GAO: Income-Driven Repayment Plan Costs More Than Double Previous Estimates

By Allie Bidwell, Communications Staff

The federal government may be on the hook for billions more than anticipated for its income-driven student loan repayment plans, according to a new report from the Government Accountability Office (GAO).

In the new report, released Wednesday, the GAO found that subsidy cost estimates – the cost to the government over the life of the loan, excluding administrative costs – for its income-driven repayment (IDR) plans are more than double the Department of Education’s (ED) current estimates. The federal government is also expected to forgive at least $108 billion in student debt, thanks to forgiveness provisions built into the IDR plans, and another $29 billion to be discharged.

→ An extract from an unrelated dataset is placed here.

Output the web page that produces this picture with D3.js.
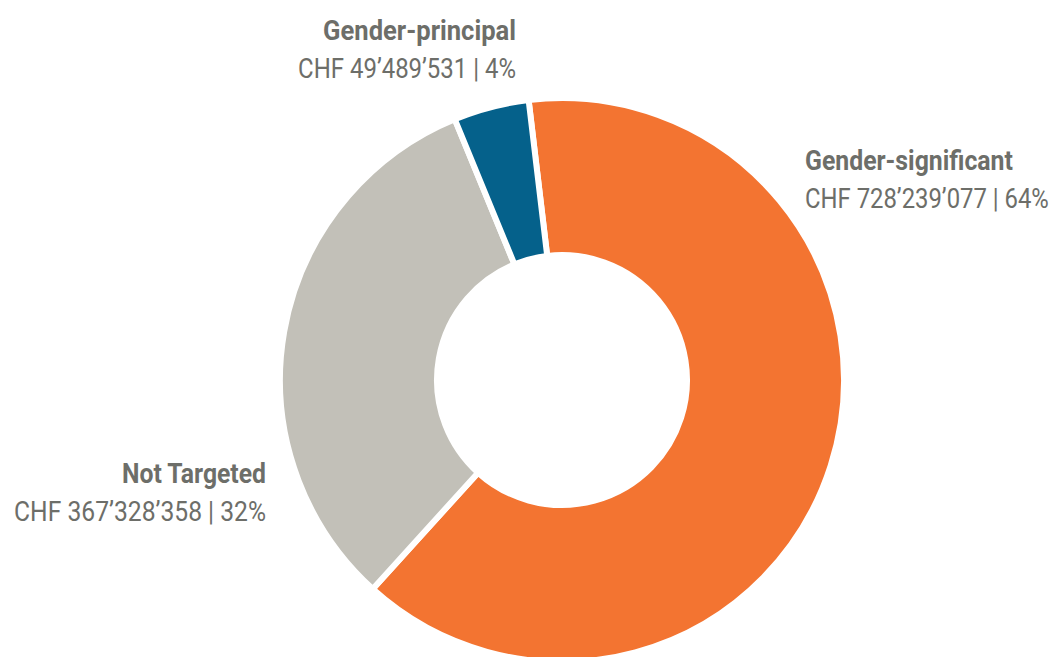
<!DOCTYPE html>
<html>
<head>
<meta charset="utf-8">
<script src="https://cdn.jsdelivr.net/npm/d3@7"></script>
<style>
  html, body { margin: 0; padding: 0; background: #fff; }
  svg { display: block; }
  .lbl-title { font-family: Roboto, "DejaVu Sans Condensed", sans-serif; font-weight: 700; font-size: 27px; fill: #6d6e69; }
  .lbl-value { font-family: Roboto, "DejaVu Sans Condensed", sans-serif; font-weight: 400; font-size: 28px; fill: #6d6e69; }
</style>
</head>
<body>
<div id="chart"></div>
<script>
// data
const categories = ["Gender-significant", "Not Targeted", "Gender-principal"];
const amounts = [728239077, 367328358, 49489531];
const shareLabels = ["64%", "32%", "4%"];
const colors = ["#f37431", "#c2c0b8", "#05618b"];

const width = 1058, height = 657;
const cx = 562, cy = 380;
const outerR = 282, innerR = 125;

// label placement (layout only): anchor point + target widths (condensed face)
const labelLayout = [
  { x: 805, y: 170, anchor: "start", wTitle: 208, wValue: 244 },
  { x: 266, y: 483, anchor: "end",   wTitle: 144, wValue: 252 },
  { x: 516, y: 40,  anchor: "end",   wTitle: 193, wValue: 218 }
];

const fmt = v => "CHF " + d3.format(",")(v).replace(/,/g, "\u2019");

const svg = d3.select("#chart").append("svg")
  .attr("width", width)
  .attr("height", height);

const g = svg.append("g").attr("transform", `translate(${cx},${cy})`);

const start = -6.8 * Math.PI / 180;
const pie = d3.pie().sort(null).value(d => d)
  .startAngle(start).endAngle(start + 2 * Math.PI);
const arc = d3.arc().innerRadius(innerR).outerRadius(outerR);

g.selectAll("path.slice")
  .data(pie(amounts))
  .join("path")
  .attr("class", "slice")
  .attr("d", arc)
  .attr("fill", (d, i) => colors[i])
  .attr("stroke", "#fff")
  .attr("stroke-width", 6)
  .attr("stroke-linejoin", "miter");

// squeeze a text horizontally around its anchor to the wanted width
function condense(sel, x, y, w) {
  const natural = sel.node().getComputedTextLength();
  const sx = Math.min(1, w / natural);
  sel.attr("x", 0).attr("y", 0)
    .attr("transform", `translate(${x},${y}) scale(${sx},1)`);
}

categories.forEach((name, i) => {
  const L = labelLayout[i];
  const grp = svg.append("g").attr("class", "label");

  const t1 = grp.append("text")
    .attr("class", "lbl-title")
    .attr("text-anchor", L.anchor)
    .text(name);
  condense(t1, L.x, L.y, L.wTitle);

  const t2 = grp.append("text")
    .attr("class", "lbl-value")
    .attr("text-anchor", L.anchor)
    .text(fmt(amounts[i]) + " | " + shareLabels[i]);
  condense(t2, L.x, L.y + 38, L.wValue);
});
</script>
</body>
</html>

The GAO also chided ED for its estimation methodology, which it said could have contributed to over- and underestimates to the tune of billions of dollars. In total, the GAO found that Direct Loans in IDR plans will cost the government $74 billion over the life of the loans. Overall, about $355 billion will enter an IDR plan, and $281 billion will be paid by borrowers.

ED may have originally underestimated the volume of loans that would enter IDR plans, the report said, because it did not include Grad PLUS loans in its subsidy estimates until the fiscal year 2015 budget, IDR plans have become more generous and more widely available over time, it’s unclear how long borrowers will stay in IDR plans, and officials may not have “adequately anticipated” the growth in enrollment in IDR plans.

“Due to growing IDR plan popularity, improving Education’s estimation approach is especially important,” the report said. “Until that happens, IDR plan budget estimates will remain in question, and Congress’s ability to make informed decisions may be affected.”

The report was published in response to a request from Sen. Mike Enzi (R-WY), chairman of the Senate Budget Committee.

“At a time when our nation is facing a mammoth national debt, the Department of Education has expanded a student loan program that will cost twice as much as originally estimated,” Enzi said. “This extensive investigation by an independent government watchdog found that the Department of Education relied on flawed data and methods to estimate program costs. This Administration has been manipulating the terms of the student loan program without the consent of Congress, while shirking its statutory duty to carefully assess the cost impact of those changes.”

The GAO included six recommendations for ED to improve its IDR plan budget estimates:

  1. Assess and improve, as necessary, the quality of data and methods used to forecast borrower incomes, and revise the forecasting method to account for inflation in estimates.
  2. Obtain data needed to assess the impact of income recertification lapses on borrower payment amounts, and adjust estimated borrower repayment patterns as necessary.
  3. Complete efforts to incorporate repayment plan switching into the agency’s redesigned student loan model, and conduct testing to help ensure that the model produces estimates that reasonably reflect trends in Income-Driven Repayment plan participation.
  4. As a part of the agency’s ongoing student loan model redesign efforts, add the capability to produce separate cost estimates for each Income-Driven Repayment plan and more accurately reflect likely repayment patterns for each type of loan eligible for these plans.
  5. More thoroughly test the agency’s approach to estimating Income-Driven Repayment plan costs, including by conducting more comprehensive sensitivity analysis on key assumptions and adjusting those assumptions (such as the agency’s Public Service Loan Forgiveness participation assumption) to ensure reasonableness.
  6. Publish more detailed Income Driven Repayment plan cost information— beyond what is regularly provided through the President’s budget—including items such as total estimated costs, sensitivity analysis results, key limitations, and expected forgiveness amounts.

“Because Education administers the federal government’s largest direct loan program, it is especially important that the agency corrects its methodological weaknesses associated with estimating IDR plan costs,” the report said. “More specifically, until Education assesses and improves the quality of data and methods it uses to forecast borrowers’ future incomes and accounts for inflation in its estimates, its IDR plan budget estimates may be unreliable.”


Publication Date: 12/1/2016

David S | 12/1/2016 3:5:48 PM

What will keep me up at night about this is not the use of an imperfect methodology for projecting costs or the deficit in anticipated revenue that it will result in, it's that politically it could be used as ammunition by those who may want to do some drastic things that will diminish access to higher education by those unable to pay out of pocket. People a lot smarter than me have looked foolish trying to predict political events recently, so I'm leaving this wide open...just that we could be looking at some really disturbing things coming out of Congress in the coming year. I hope I am very wrong and that wiser heads prevail. Because one thing that's a lot more expensive than our current student loan system is not having a student loan system.